Esto me remite al tema de la resurrección, de la que hablan las mitologías y las religiones. Algunas de ellas enseñan que los hombres nacen y mueren un número infinito de veces, que la rueda de las encarnaciones no cesa jamás, a menos que, como Gotama El Buddha, alcancen la bienaventuranza y la aniquilación liberadora.

El libro de los libros de Occidente famosamente habla de la resurrección de Lázaro(5). Y de la de Jesús(6), que tras anunciar su muerte redentora resucitó y subió a los cielos. Aún más, dijo que volvería para juzgar a los hombres, no sabemos si en una segunda encarnación o en una revelación como la que tuvo Mahoma cuando recibió El Corán.
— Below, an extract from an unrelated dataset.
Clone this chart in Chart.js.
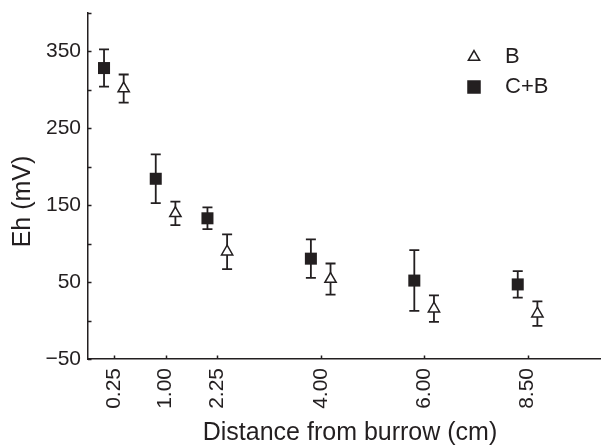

(1) Debo esta cita a J. L. Borges, De alguien a nadie, Otras inquisiciones, Emecé, Buenos Aires 1996, pág. 230.
(2) San Agustín, Las confesiones, Juventud, Barcelona 1968, pág. 21, trad. de Agustín Esclasans.
(3) Platón, Apología de Sócrates, Espasa-Calpe, Buenos Aires 1947, págs. 55 y 56.
(4) Platón, op. cit., Critón o el deber del ciudadano.
(5) Juan, 11, 1-43.
(6) Mateo, 28, 1-8; Apocalipsis, 20, 13-14; y 22, 12.

Nota: Texto revisado y corregido por el autor en abril de 2010.